A domain is rich, relative to a given level of intelligence, if it's complicated enough that perfect decision-making isn't possible with that level of intelligence.3 For instance, tic-tac-toe is a *non-*rich domain, since tic-tac-toe is solved: from every single board state, there is one (or a set of equally) optimal move(s), and it's not possible to play better than that. In other words, there's a "ceiling" on how good one can be at tic-tac-toe — if you4 were to play tic-tac-toe against a superintelligent computer, it couldn't come up with some undiscovered strategy to beat you, because no such strategy exists.5

By contrast, a domain is "rich" (from our perspective) if:

  1. The space of potential actions and strategies is too large and/or irregular for us to find the optimal strategies (e.g. chess), or

  2. The known mechanics of the domain do not permit us to place absolute bounds on which kinds of outcomes or goals are in principle achievable (e.g. geopolitics).

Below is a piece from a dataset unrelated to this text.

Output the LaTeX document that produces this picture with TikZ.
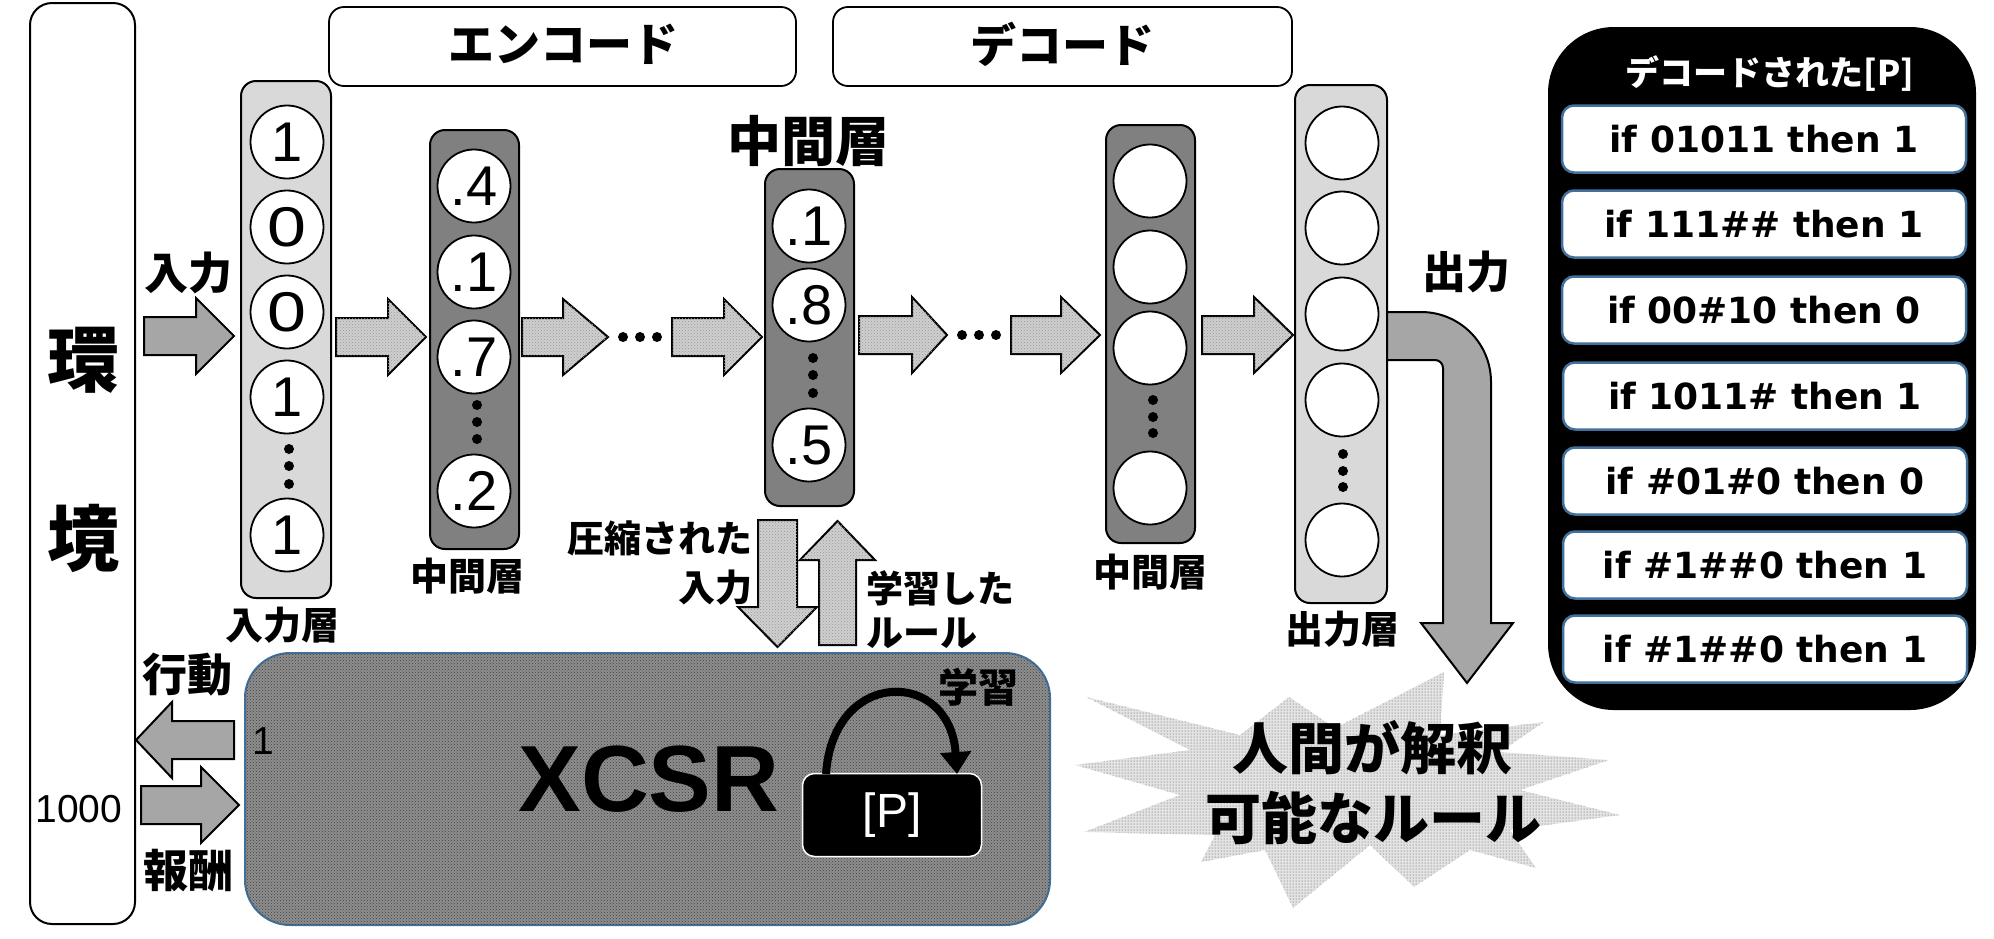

In general, any domain where we continue to discover better strategies over time is necessarily rich.

Vinge’s principle is relevant to AI safety since 1) it limits our ability to predict the actions of an AI with greater-than-human intelligence, and 2) it might limit the ability of an AI agent to safely design more intelligent AI (or to self-modify itself into a more intelligent version).

  1. Intelligence here refers to the capacity to choose actions that successfully achieve one's goals within some or many domains (closely related to instrumental rationality). ↩︎

  2. Vinge’s principle is named after Vinge’s Law, an idea about fiction writing which states that "characters cannot be significantly smarter than their authors… because to really know how a character like that would think, you’d have to be that smart yourself." ↩︎

  3. Domains are only rich relative to some level of intelligence. For instance, tic-tac-toe isn't rich to the average adult, but well might be for a young child or a chimp; likewise, there might be domains which are rich to us that wouldn't be to some more intelligent system. ↩︎

  4. This assumes you know optimal play, which is realistic for most human adults that have played a few games. ↩︎

  5. Since the first player in tic-tac-toe can always force a draw (at worst) with optimal play, nothing, no matter how capable, could ever beat you if you go first (assuming they're playing fair!). ↩︎